Pronto el animal quedará solo y degollado en medio de la vastísima vegetación. Me espanta cuando asegura que lo seducen los berridos del carnero degollado. Y ahí está él, con su jaba abierta, con el carnero dentro. Lo demás será limpiar bien el animal para venderlo luego. Siempre se queda con un pedacito. Hay días en que algo aparece más cerca de su casa. Algunas veces carga con el pollo al que torcieron el cuello después que hicieran la “limpieza”, después que lo dejaran en alguna esquina. Ese día Carlos come mejor y hasta invita al nieto, que ya lo ayudó algunas veces en sus gestas.

Carlos no siente vergüenza, supone que los santos lo perdonan. Él tiene la certeza de que procurarse la comida no es delito. “Yo no mato a nadie. Yo le robo a los santos, aunque debía robar al gobierno que me roba”. Así dice, y quiere saber mi dirección para, en caso de que encuentre un carnerito en el bosque, llevarme un pedazo. “Yo soy vegetariano”, le digo, y él sonríe, porque sabe que es mentira.

Marina, Francisco y Carlos dan pruebas de la ancianidad miserable que soportan en Cuba los más viejos, y también de que no comulgan con tanto frenesí antidemocrático, con esa propaganda que intenta someterlos, incluso al hambre.
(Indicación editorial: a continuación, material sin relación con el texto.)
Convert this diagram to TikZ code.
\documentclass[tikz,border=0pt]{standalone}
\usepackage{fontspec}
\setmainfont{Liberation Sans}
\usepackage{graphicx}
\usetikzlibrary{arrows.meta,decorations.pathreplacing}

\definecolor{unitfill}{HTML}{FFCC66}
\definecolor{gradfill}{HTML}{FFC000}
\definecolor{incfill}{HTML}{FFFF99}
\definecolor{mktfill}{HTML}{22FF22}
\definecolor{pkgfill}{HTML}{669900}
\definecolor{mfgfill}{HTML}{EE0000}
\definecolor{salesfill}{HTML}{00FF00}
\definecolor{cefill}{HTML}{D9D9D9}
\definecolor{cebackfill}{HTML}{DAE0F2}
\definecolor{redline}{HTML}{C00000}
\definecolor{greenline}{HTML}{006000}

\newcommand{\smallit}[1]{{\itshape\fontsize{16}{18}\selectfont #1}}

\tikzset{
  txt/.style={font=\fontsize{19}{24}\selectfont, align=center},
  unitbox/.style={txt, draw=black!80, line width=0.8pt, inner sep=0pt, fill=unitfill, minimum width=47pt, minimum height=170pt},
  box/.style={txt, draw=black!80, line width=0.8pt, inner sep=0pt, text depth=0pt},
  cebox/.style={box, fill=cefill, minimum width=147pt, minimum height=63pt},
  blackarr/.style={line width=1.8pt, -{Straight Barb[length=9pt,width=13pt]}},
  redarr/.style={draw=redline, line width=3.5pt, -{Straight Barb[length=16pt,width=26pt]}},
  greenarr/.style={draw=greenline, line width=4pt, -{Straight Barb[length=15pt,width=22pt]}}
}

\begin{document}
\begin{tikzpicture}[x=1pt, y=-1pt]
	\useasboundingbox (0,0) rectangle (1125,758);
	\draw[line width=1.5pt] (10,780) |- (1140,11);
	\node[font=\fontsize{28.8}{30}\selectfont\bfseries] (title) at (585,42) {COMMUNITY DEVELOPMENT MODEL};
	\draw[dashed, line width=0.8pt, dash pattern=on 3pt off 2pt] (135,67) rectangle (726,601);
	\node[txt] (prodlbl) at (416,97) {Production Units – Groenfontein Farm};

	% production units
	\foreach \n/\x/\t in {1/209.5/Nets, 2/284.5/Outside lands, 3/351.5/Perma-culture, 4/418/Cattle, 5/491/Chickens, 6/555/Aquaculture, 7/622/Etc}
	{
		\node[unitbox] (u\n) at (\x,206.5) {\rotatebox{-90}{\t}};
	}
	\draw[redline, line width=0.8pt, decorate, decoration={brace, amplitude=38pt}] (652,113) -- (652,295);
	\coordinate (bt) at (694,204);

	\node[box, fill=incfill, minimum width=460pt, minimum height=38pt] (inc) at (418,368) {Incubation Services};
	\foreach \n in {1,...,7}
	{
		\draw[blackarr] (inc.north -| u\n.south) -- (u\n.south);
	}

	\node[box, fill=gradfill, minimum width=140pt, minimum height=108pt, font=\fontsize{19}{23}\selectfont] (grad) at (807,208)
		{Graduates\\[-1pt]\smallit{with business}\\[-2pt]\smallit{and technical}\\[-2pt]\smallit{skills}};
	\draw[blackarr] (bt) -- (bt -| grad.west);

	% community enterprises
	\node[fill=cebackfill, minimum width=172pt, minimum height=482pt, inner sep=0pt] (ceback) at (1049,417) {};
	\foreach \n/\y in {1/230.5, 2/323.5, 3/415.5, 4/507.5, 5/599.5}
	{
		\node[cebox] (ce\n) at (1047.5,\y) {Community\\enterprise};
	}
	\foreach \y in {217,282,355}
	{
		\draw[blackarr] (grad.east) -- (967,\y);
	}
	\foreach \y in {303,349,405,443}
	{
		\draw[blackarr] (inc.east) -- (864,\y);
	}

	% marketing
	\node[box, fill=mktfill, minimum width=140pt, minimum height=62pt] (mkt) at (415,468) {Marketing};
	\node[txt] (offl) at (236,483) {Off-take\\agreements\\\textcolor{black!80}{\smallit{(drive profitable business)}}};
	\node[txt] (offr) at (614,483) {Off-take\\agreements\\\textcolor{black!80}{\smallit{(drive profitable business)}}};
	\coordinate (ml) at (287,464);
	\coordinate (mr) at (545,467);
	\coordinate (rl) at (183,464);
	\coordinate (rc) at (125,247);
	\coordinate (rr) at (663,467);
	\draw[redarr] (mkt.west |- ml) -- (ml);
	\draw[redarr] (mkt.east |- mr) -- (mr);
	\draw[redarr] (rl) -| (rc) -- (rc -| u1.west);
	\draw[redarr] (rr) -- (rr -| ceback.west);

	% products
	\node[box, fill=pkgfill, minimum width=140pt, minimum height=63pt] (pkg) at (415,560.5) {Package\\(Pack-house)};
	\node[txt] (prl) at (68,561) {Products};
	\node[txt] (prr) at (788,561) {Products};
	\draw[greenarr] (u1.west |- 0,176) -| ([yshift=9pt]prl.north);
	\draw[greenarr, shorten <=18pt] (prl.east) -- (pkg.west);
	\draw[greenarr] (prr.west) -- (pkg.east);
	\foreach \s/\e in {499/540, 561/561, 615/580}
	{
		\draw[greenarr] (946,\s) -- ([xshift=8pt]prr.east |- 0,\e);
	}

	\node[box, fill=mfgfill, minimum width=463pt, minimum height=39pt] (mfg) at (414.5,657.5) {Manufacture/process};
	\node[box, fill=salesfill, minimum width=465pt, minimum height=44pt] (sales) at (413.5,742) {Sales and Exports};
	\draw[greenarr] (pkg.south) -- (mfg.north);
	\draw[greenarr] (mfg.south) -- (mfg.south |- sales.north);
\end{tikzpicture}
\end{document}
Carlos, el más hablador de los tres, asegura que esa “libretica”, la que da prueba de lo poco y mal que comemos, es una trampa. Este, quien roba las ofrendas de los santos aunque sea hijo de Changó, cree que la “libretica de abastecimiento” que controla cada cosa que comemos, también intenta dominarlo, someterlo. Y yo creo en lo que dice, y supongo que esa cartilla procura la contención, y manipula, y violenta.

Francisco, quien estuvo en el Escambray y en Angola, supone que esas guerras son culpables del hambre que él pasa ahora. Marina advierte que si su hijo no se hubiera muerto después de la puñalada, ahora la estaría ayudando. Carlos cree que lo peor es la docilidad, y está claro que piense así, a fin de cuentas es capaz de exigir hasta a los santos, y les arranca lo que supone merecer. Estos cubanos no han perdido ese conato que mantiene vivo el “apetito” de sobrevivencia, pero la mayoría sí. Sin dudas Cicerón tenía más razón que mi abuela. Es cierto que el hambre es el mejor condimento para comer como dicen que Dios manda, y no como mandan otros. Quizá alguna vez llegue la democracia, al menos a la cocina, y tengamos, como el asno de Buridán, al menos dos opciones.